You can use third-party data if you don’t have the resources, time, or skills in-house to work through bronze-silver-gold data layers. This allows your team to focus on analyzing purchase intent data rather than trying to collect it. You can focus on generating leads by already having the information about which customers intend to purchase from your brand.
You can pool your efforts towards responding to the behaviors and signals of your customers.
Once you have collected your purchase intent data, it’s time to use it to your advantage. Here are a few ideas on how to do just that:
You can use your purchase intent data for personalized marketing campaigns to improve your customer engagement and retention rates and speed up the sales cycle. If you can, applying a personalized, individual accounts-based approach to your marketing strategies will allow for greater customization to meet your specific customers’ needs.
You can also improve your retention rates since offering the specific angle and solution that resonates with your customer is another way to offer great service.
You can narrow down some keywords related to purchase intent that your target audience uses. You can then integrate these keywords into your SEO (search engine optimization) strategies.
When your potential customers use purchase intent keywords, you know that they are likely close to buying a specific product or service. Used correctly, these keywords can help your SEO and marketing campaigns lead to quick sales and boost your return on investment.

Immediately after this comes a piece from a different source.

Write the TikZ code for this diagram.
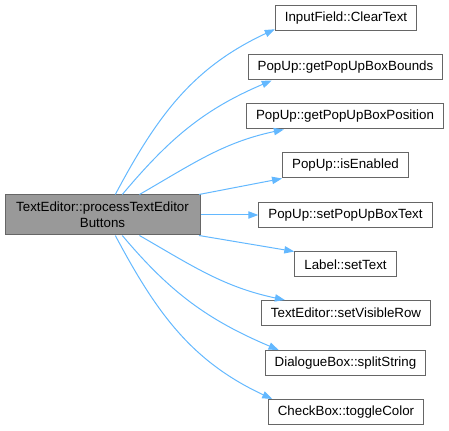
\documentclass[tikz,border=0pt]{standalone}
\usepackage{fontspec}
\setmainfont{Liberation Sans}
\usetikzlibrary{arrows.meta,positioning}

\definecolor{edgeblue}{HTML}{63B8FF}
\definecolor{boxgray}{HTML}{999999}
\definecolor{linegray}{HTML}{666666}

\tikzset{
  fn/.style={draw=linegray, fill=white, line width=0.75pt, minimum height=18.75pt,
    inner xsep=7.2pt, inner ysep=0pt, font=\fontsize{10}{12}\selectfont},
  caller/.style={fn, fill=boxgray, align=center, minimum width=146.25pt, minimum height=30pt},
  call/.style={draw=edgeblue, line width=0.75pt, -{Triangle[length=7.5pt,width=5.5pt]}}
}

\begin{document}
\begin{tikzpicture}[x=0.75pt, y=0.75pt]
    \useasboundingbox (0,0) rectangle (449,431);

    % caller
    \node[caller] (M) at (102.5,216) {TextEditor::processTextEditor\\Buttons};

    % callees
    \node[fn] (C1) at (346,413)   {InputField::ClearText};
    \node[fn] (C2) at (345.5,363.5) {PopUp::getPopUpBoxBounds};
    \node[fn] (C3) at (345,314.5) {PopUp::getPopUpBoxPosition};
    \node[fn] (C4) at (345.5,265.5) {PopUp::isEnabled};
    \node[fn] (C5) at (345.5,216) {PopUp::setPopUpBoxText};
    \node[fn] (C6) at (345.5,166.5) {Label::setText};
    \node[fn] (C7) at (346,118)   {TextEditor::setVisibleRow};
    \node[fn] (C8) at (345.5,68)  {DialogueBox::splitString};
    \node[fn] (C9) at (346,19)    {CheckBox::toggleColor};

    % calls
    \draw[call] (M.58) to[out=62, in=205] (C1.189);
    \draw[call] (M.46) to[out=50, in=203] (C2.190);
    \draw[call] (M.29) to[out=30, in=192] (C3.192);
    \draw[call] (M.12) -- (C4.south west);
    \draw[call] (M.east) -- (C5.west);
    \draw[call] (M.-12) -- (C6.north west);
    \draw[call] (M.-29) to[out=-30, in=168] (C7.168);
    \draw[call] (M.-46) to[out=-50, in=157] (C8.169);
    \draw[call] (M.-58) to[out=-62, in=155] (C9.170);
\end{tikzpicture}
\end{document}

If you know your customers’ purchase intent, you can then develop intent-based marketing strategies. Intent-based ads are a great cost-efficient choice since you know that they are likely to reach your customers–they’re already on the brink of a purchase!
Intent-based ads, whether sent via email or shared through social media, are likely to increase engagement and response rates and resonate with your audience. Additionally, consider leveraging a social media kit to streamline your social media advertising efforts and reach potential customers who are on the verge of making a purchase.
You can determine the right customers to target by looking at their online behavior and buying intent and delivering content relevant to them. This will encourage them to move along their customer journey.
You also want to look at your sales funnel to see which of your leads look most likely to purchase. Some may be more geared towards information gathering, others more towards transactions. Transactional intent is when the customer wants to purchase but is still investigating their options.
They might be putting things in and out of their basket, double-checking prices, or looking at reviews. People exhibiting purchase intent are closer to the point of purchase. If you can ascertain the stage people are at in their buying process, you can implement more efficient marketing techniques in order to generate revenue in the immediate and longer term.
When you have your leads sorted, you can then develop a lead scoring system to assess them in terms of where they are on their customer journey. This can include various factors, such as engagement, price points, whether someone is a returning customer, and anything else that you think is relevant to your business.
You can use purchase intent data to analyze and understand your customers’ behavior on your company website. You can then use this information to compare historical behavior with current behavior to determine which leads are most likely to make a purchase choice soon.
Purchase intent data can be collected directly by your company through the likes of Google Analytics and processes in-house, or by a third party. Once you have your purchase intent data, you can use it to choose the best SEO keywords for your customers, categorize your audience by most to least likely to purchase, and personalize marketing efforts.
Learning about the customer journey is vital, as is occasionally asking customers directly how they feel about different aspects of your service via good old-fashioned surveys.